Restate the full listing word for word and leave the pictures out.

Dataset excerpt -
+ + +
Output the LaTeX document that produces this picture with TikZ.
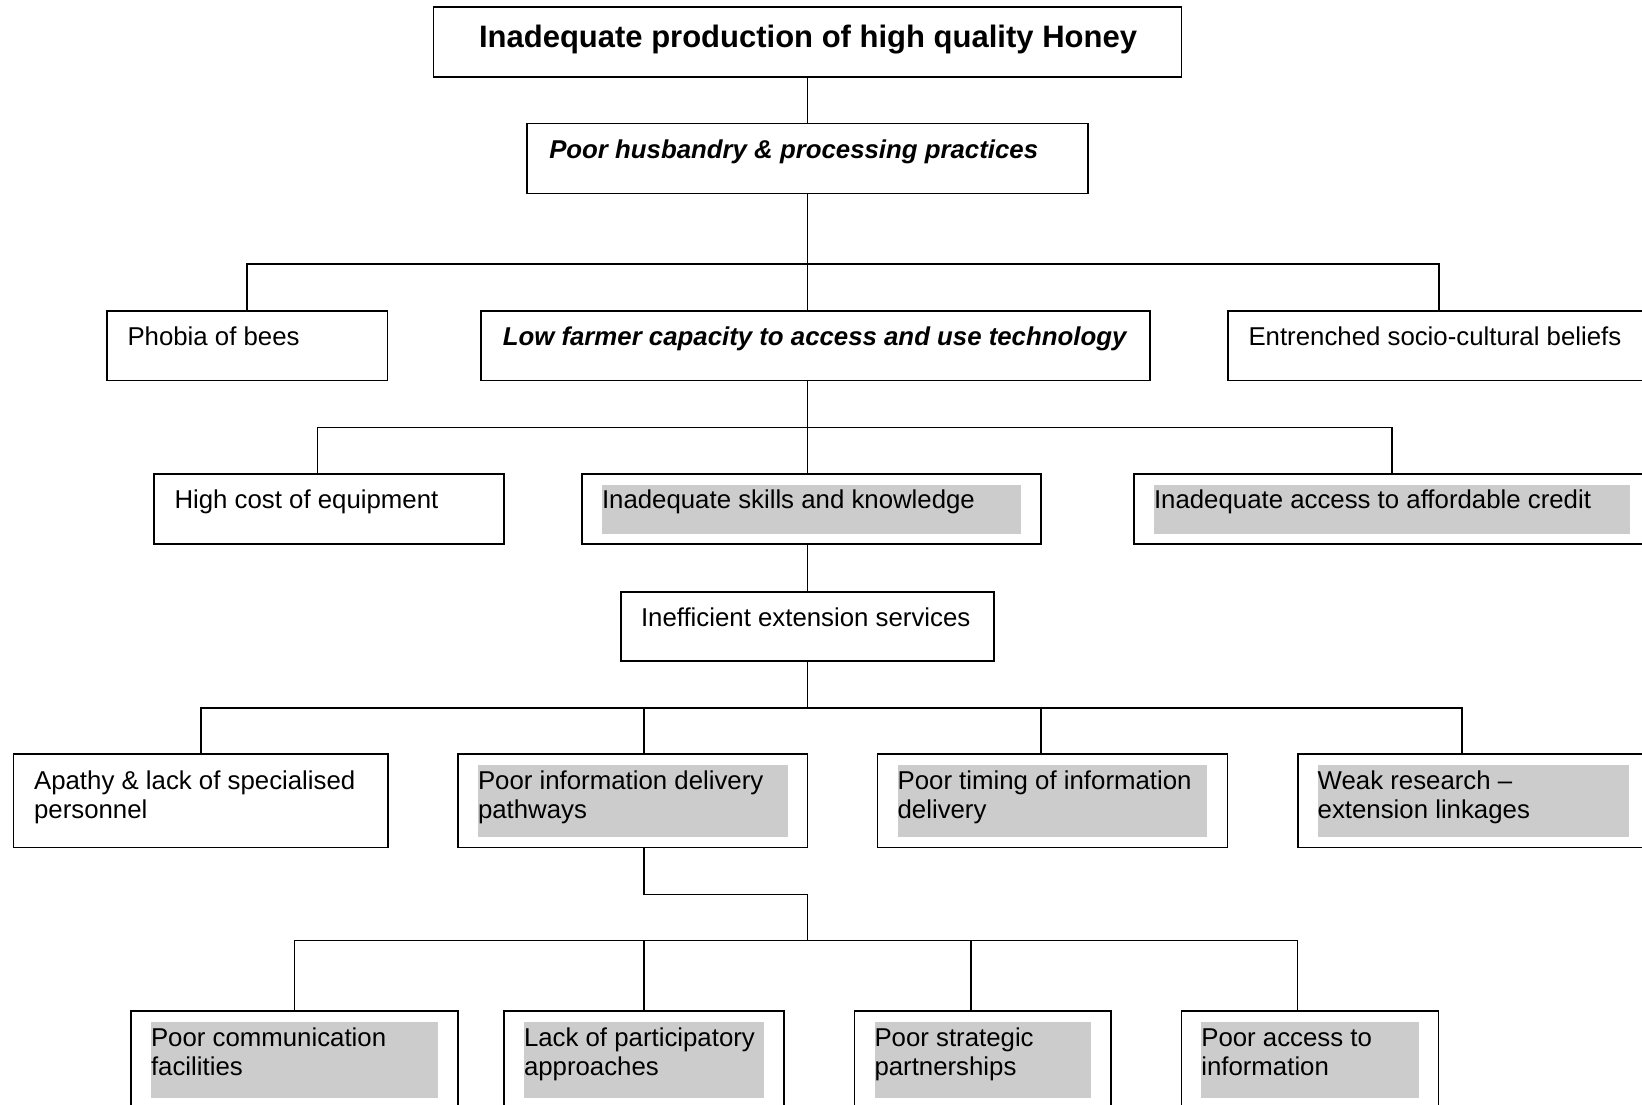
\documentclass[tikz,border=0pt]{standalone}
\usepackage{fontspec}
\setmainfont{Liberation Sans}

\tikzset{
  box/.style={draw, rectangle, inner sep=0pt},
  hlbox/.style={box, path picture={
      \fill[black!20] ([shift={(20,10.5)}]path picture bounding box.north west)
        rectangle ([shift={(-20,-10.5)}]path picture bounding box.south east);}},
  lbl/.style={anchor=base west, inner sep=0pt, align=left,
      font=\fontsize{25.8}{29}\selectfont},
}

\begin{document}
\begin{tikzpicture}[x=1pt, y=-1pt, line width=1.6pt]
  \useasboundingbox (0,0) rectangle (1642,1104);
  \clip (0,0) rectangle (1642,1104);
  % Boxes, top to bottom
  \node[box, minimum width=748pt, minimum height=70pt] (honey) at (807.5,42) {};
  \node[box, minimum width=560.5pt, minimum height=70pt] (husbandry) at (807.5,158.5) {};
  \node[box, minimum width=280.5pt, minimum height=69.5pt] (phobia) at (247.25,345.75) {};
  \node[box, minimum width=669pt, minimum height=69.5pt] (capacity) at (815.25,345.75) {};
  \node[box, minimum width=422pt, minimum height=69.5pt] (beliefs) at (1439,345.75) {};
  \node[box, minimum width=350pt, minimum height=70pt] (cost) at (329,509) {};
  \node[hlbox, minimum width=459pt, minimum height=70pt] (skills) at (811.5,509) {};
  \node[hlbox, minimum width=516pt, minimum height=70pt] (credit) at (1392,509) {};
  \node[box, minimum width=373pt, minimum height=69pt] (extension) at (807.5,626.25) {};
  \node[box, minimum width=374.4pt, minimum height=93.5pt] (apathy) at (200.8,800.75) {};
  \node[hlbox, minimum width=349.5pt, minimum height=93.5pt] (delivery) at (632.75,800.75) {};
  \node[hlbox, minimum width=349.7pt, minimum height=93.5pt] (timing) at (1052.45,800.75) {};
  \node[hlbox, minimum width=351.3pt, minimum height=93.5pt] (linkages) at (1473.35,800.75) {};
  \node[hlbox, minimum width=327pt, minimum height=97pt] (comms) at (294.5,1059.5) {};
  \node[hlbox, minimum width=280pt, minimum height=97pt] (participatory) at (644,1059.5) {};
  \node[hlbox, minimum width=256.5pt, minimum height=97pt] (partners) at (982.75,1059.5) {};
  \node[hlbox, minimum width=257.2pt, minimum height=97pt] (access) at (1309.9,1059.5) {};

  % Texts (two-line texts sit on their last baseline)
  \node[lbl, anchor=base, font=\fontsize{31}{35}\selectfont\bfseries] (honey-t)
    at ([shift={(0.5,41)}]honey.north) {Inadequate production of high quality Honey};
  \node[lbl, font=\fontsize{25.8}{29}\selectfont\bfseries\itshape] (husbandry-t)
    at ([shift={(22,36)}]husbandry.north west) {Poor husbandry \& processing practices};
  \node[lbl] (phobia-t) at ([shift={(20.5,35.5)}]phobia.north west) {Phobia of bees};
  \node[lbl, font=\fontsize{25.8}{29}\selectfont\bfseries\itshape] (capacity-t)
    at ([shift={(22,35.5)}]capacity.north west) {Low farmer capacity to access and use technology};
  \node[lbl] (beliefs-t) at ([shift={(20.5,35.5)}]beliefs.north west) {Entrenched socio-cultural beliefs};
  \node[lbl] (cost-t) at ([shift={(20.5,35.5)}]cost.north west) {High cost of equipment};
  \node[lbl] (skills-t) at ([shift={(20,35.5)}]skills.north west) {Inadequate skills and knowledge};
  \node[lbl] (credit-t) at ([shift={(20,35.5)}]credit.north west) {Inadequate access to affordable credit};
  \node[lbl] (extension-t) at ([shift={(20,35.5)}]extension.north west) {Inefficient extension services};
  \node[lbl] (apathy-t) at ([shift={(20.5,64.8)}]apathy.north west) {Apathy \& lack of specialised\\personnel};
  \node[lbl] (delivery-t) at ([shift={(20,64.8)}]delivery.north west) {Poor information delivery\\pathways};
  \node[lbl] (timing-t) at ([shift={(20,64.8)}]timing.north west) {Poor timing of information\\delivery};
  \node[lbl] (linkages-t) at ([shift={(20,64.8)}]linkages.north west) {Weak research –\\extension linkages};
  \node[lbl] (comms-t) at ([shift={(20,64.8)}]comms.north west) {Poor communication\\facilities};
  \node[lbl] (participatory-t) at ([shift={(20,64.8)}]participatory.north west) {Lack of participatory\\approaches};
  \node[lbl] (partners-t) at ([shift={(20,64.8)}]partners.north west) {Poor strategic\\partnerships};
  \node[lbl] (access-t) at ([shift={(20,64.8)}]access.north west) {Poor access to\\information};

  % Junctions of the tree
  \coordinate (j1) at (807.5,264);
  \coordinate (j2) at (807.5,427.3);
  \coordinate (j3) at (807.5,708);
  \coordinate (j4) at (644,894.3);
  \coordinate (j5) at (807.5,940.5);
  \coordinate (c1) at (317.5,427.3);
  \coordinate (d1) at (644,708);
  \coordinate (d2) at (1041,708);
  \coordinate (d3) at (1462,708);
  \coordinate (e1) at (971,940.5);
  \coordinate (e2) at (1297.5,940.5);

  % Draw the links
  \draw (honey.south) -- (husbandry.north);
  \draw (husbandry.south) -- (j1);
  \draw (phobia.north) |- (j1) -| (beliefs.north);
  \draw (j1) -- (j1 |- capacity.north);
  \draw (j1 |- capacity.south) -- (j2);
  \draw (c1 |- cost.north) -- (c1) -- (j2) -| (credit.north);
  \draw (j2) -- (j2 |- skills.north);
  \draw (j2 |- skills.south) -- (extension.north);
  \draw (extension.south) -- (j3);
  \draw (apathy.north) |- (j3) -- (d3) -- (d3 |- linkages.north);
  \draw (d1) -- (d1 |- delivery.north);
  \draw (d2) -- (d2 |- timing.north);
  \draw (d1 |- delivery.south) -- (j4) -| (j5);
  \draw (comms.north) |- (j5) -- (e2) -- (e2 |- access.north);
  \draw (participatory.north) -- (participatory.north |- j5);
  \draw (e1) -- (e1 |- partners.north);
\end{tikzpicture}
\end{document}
+ + +
Reply -
Output the LaTeX document that produces this picture with TikZ.
\documentclass[tikz,border=0pt]{standalone}
\usepackage{fontspec}
\setmainfont{Liberation Sans}

\tikzset{
  box/.style={draw, rectangle, inner sep=0pt},
  hlbox/.style={box, path picture={
      \fill[black!20] ([shift={(20,10.5)}]path picture bounding box.north west)
        rectangle ([shift={(-20,-10.5)}]path picture bounding box.south east);}},
  lbl/.style={anchor=base west, inner sep=0pt, align=left,
      font=\fontsize{25.8}{29}\selectfont},
}

\begin{document}
\begin{tikzpicture}[x=1pt, y=-1pt, line width=1.6pt]
  \useasboundingbox (0,0) rectangle (1642,1104);
  \clip (0,0) rectangle (1642,1104);
  % Boxes, top to bottom
  \node[box, minimum width=748pt, minimum height=70pt] (honey) at (807.5,42) {};
  \node[box, minimum width=560.5pt, minimum height=70pt] (husbandry) at (807.5,158.5) {};
  \node[box, minimum width=280.5pt, minimum height=69.5pt] (phobia) at (247.25,345.75) {};
  \node[box, minimum width=669pt, minimum height=69.5pt] (capacity) at (815.25,345.75) {};
  \node[box, minimum width=422pt, minimum height=69.5pt] (beliefs) at (1439,345.75) {};
  \node[box, minimum width=350pt, minimum height=70pt] (cost) at (329,509) {};
  \node[hlbox, minimum width=459pt, minimum height=70pt] (skills) at (811.5,509) {};
  \node[hlbox, minimum width=516pt, minimum height=70pt] (credit) at (1392,509) {};
  \node[box, minimum width=373pt, minimum height=69pt] (extension) at (807.5,626.25) {};
  \node[box, minimum width=374.4pt, minimum height=93.5pt] (apathy) at (200.8,800.75) {};
  \node[hlbox, minimum width=349.5pt, minimum height=93.5pt] (delivery) at (632.75,800.75) {};
  \node[hlbox, minimum width=349.7pt, minimum height=93.5pt] (timing) at (1052.45,800.75) {};
  \node[hlbox, minimum width=351.3pt, minimum height=93.5pt] (linkages) at (1473.35,800.75) {};
  \node[hlbox, minimum width=327pt, minimum height=97pt] (comms) at (294.5,1059.5) {};
  \node[hlbox, minimum width=280pt, minimum height=97pt] (participatory) at (644,1059.5) {};
  \node[hlbox, minimum width=256.5pt, minimum height=97pt] (partners) at (982.75,1059.5) {};
  \node[hlbox, minimum width=257.2pt, minimum height=97pt] (access) at (1309.9,1059.5) {};

  % Texts (two-line texts sit on their last baseline)
  \node[lbl, anchor=base, font=\fontsize{31}{35}\selectfont\bfseries] (honey-t)
    at ([shift={(0.5,41)}]honey.north) {Inadequate production of high quality Honey};
  \node[lbl, font=\fontsize{25.8}{29}\selectfont\bfseries\itshape] (husbandry-t)
    at ([shift={(22,36)}]husbandry.north west) {Poor husbandry \& processing practices};
  \node[lbl] (phobia-t) at ([shift={(20.5,35.5)}]phobia.north west) {Phobia of bees};
  \node[lbl, font=\fontsize{25.8}{29}\selectfont\bfseries\itshape] (capacity-t)
    at ([shift={(22,35.5)}]capacity.north west) {Low farmer capacity to access and use technology};
  \node[lbl] (beliefs-t) at ([shift={(20.5,35.5)}]beliefs.north west) {Entrenched socio-cultural beliefs};
  \node[lbl] (cost-t) at ([shift={(20.5,35.5)}]cost.north west) {High cost of equipment};
  \node[lbl] (skills-t) at ([shift={(20,35.5)}]skills.north west) {Inadequate skills and knowledge};
  \node[lbl] (credit-t) at ([shift={(20,35.5)}]credit.north west) {Inadequate access to affordable credit};
  \node[lbl] (extension-t) at ([shift={(20,35.5)}]extension.north west) {Inefficient extension services};
  \node[lbl] (apathy-t) at ([shift={(20.5,64.8)}]apathy.north west) {Apathy \& lack of specialised\\personnel};
  \node[lbl] (delivery-t) at ([shift={(20,64.8)}]delivery.north west) {Poor information delivery\\pathways};
  \node[lbl] (timing-t) at ([shift={(20,64.8)}]timing.north west) {Poor timing of information\\delivery};
  \node[lbl] (linkages-t) at ([shift={(20,64.8)}]linkages.north west) {Weak research –\\extension linkages};
  \node[lbl] (comms-t) at ([shift={(20,64.8)}]comms.north west) {Poor communication\\facilities};
  \node[lbl] (participatory-t) at ([shift={(20,64.8)}]participatory.north west) {Lack of participatory\\approaches};
  \node[lbl] (partners-t) at ([shift={(20,64.8)}]partners.north west) {Poor strategic\\partnerships};
  \node[lbl] (access-t) at ([shift={(20,64.8)}]access.north west) {Poor access to\\information};

  % Junctions of the tree
  \coordinate (j1) at (807.5,264);
  \coordinate (j2) at (807.5,427.3);
  \coordinate (j3) at (807.5,708);
  \coordinate (j4) at (644,894.3);
  \coordinate (j5) at (807.5,940.5);
  \coordinate (c1) at (317.5,427.3);
  \coordinate (d1) at (644,708);
  \coordinate (d2) at (1041,708);
  \coordinate (d3) at (1462,708);
  \coordinate (e1) at (971,940.5);
  \coordinate (e2) at (1297.5,940.5);

  % Draw the links
  \draw (honey.south) -- (husbandry.north);
  \draw (husbandry.south) -- (j1);
  \draw (phobia.north) |- (j1) -| (beliefs.north);
  \draw (j1) -- (j1 |- capacity.north);
  \draw (j1 |- capacity.south) -- (j2);
  \draw (c1 |- cost.north) -- (c1) -- (j2) -| (credit.north);
  \draw (j2) -- (j2 |- skills.north);
  \draw (j2 |- skills.south) -- (extension.north);
  \draw (extension.south) -- (j3);
  \draw (apathy.north) |- (j3) -- (d3) -- (d3 |- linkages.north);
  \draw (d1) -- (d1 |- delivery.north);
  \draw (d2) -- (d2 |- timing.north);
  \draw (d1 |- delivery.south) -- (j4) -| (j5);
  \draw (comms.north) |- (j5) -- (e2) -- (e2 |- access.north);
  \draw (participatory.north) -- (participatory.north |- j5);
  \draw (e1) -- (e1 |- partners.north);
\end{tikzpicture}
\end{document}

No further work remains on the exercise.